Galaxy leggings. Lace shorts. Studded collars. Bleached flannels. Cut up band tees. Safety pin corsetry.
DIY tutorials circulated globally. Inspiration boards replaced local subculture.
Customization became content.
The girl in her bedroom with fabric scissors and a hot glue gun was no longer isolated. She was connected.
DIY became less about exclusivity and more about aesthetic self branding.

2010s to Now: Sustainability and the Thrift Flip
Today DIY fashion intersects with climate anxiety and economic precarity.
Fast fashion fatigue has pushed younger generations toward thrift stores. Upcycling, patchworking, and reconstruction are no longer fringe practices.

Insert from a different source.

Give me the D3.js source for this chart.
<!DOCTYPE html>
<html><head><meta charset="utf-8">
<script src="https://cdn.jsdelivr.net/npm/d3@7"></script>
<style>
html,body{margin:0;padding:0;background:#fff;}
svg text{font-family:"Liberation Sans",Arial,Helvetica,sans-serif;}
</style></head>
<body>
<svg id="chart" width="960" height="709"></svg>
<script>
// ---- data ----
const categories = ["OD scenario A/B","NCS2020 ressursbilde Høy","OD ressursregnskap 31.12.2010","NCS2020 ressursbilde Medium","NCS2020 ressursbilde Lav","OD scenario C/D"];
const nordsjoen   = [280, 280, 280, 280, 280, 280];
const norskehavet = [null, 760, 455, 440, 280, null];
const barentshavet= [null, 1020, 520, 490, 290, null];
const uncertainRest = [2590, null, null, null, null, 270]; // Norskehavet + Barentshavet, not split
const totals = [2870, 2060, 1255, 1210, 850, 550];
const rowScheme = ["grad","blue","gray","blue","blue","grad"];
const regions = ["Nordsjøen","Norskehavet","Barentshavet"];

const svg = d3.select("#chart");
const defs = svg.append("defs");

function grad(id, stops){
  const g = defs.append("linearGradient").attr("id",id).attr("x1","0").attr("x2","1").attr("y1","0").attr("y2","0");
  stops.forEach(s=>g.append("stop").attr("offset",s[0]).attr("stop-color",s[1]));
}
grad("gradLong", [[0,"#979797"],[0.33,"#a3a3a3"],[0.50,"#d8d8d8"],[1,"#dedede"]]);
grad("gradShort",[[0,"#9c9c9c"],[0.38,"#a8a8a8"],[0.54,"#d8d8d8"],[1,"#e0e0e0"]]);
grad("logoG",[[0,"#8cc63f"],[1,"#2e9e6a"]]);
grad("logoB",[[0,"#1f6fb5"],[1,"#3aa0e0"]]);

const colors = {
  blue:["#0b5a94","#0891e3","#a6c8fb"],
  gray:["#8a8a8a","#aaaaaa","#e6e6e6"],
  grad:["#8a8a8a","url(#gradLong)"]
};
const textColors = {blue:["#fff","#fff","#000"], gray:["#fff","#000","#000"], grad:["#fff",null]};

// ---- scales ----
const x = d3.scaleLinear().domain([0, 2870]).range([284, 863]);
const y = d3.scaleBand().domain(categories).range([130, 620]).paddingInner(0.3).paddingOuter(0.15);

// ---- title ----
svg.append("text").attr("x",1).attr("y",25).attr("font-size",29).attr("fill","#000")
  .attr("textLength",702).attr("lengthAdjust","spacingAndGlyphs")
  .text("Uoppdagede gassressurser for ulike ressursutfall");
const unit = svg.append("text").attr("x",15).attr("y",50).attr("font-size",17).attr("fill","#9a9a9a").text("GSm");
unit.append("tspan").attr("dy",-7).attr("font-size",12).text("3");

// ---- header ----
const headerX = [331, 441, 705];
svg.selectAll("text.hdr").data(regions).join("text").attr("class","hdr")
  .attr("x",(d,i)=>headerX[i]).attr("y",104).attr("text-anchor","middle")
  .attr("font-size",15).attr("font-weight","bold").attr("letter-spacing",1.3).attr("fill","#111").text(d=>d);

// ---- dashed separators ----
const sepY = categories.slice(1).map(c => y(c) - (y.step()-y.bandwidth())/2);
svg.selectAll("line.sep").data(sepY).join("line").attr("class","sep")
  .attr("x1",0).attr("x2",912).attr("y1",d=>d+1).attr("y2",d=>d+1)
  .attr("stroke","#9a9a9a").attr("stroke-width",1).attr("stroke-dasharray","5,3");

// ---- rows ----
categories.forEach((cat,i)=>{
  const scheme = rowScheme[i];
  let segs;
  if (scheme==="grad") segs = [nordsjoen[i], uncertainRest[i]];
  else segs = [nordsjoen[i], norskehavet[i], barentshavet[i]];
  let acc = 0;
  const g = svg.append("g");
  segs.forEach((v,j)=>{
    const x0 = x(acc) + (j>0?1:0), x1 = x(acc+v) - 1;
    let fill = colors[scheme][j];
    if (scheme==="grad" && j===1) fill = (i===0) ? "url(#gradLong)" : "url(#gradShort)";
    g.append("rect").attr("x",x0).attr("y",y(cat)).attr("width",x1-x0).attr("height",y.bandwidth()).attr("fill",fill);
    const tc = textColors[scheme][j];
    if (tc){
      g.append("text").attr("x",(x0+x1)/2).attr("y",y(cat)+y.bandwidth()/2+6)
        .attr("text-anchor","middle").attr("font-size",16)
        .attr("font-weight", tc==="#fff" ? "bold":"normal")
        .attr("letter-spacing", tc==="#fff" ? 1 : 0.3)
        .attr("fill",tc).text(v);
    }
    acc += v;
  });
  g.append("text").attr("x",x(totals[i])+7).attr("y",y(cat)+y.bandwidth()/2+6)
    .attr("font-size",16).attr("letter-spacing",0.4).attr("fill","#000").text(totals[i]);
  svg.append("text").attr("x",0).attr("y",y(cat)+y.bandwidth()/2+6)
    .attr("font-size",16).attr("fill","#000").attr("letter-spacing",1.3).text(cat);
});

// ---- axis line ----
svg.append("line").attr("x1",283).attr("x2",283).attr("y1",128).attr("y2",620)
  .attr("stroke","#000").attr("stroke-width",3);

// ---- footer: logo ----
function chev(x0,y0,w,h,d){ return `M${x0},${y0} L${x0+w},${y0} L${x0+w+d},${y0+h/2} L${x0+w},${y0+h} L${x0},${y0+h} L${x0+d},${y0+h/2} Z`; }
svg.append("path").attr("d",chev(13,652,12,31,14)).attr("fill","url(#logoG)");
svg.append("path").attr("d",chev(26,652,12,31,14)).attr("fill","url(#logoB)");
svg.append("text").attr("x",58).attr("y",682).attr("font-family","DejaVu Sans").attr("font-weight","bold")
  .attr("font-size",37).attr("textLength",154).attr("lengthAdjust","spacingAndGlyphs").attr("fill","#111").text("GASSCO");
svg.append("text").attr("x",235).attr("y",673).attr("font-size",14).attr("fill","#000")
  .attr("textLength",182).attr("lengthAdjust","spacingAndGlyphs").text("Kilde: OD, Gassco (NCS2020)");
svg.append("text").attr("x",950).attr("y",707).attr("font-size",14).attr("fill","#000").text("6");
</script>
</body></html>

Apps like Depop have transformed DIY into micro entrepreneurship. A reconstructed corset made from vintage tablecloths can circulate globally within hours.
DIY now sits at a complicated crossroads.
It resists fast fashion.
It feeds resale economies.
It fuels personal branding.
It lives on social media.
The act of sewing has become both ethical choice and aesthetic signature.

The Pattern Beneath It All
Across centuries, one pattern repeats.
DIY fashion resurfaces when people feel disconnected from mass production.
When clothing becomes too expensive, too standardized, too exploitative, or too politically neutral, we pick up the needle.
DIY fashion is not just craft.
It is a pressure valve.
It is what happens when identity cannot be purchased.
It is what happens when women and marginalized communities decide they will not wait for the runway to validate them.
It is domestic labor turned into quiet rebellion.
The Intimacy of Altering
There is something radical about altering your own clothes.
It requires touch. Time. Attention. Mistakes.
You measure yourself against fabric. You learn your proportions. You learn your patience.
Mass production teaches us to adapt to garments.
DIY teaches garments to adapt to us.
And perhaps that is why it never truly disappears.
Because at its core, DIY fashion is not about trends.
It is about ownership.
Ownership of image.
Ownership of labor.
Ownership of self.
And as long as fashion tries to tell us who to be, someone somewhere will always be cutting up a shirt and starting over.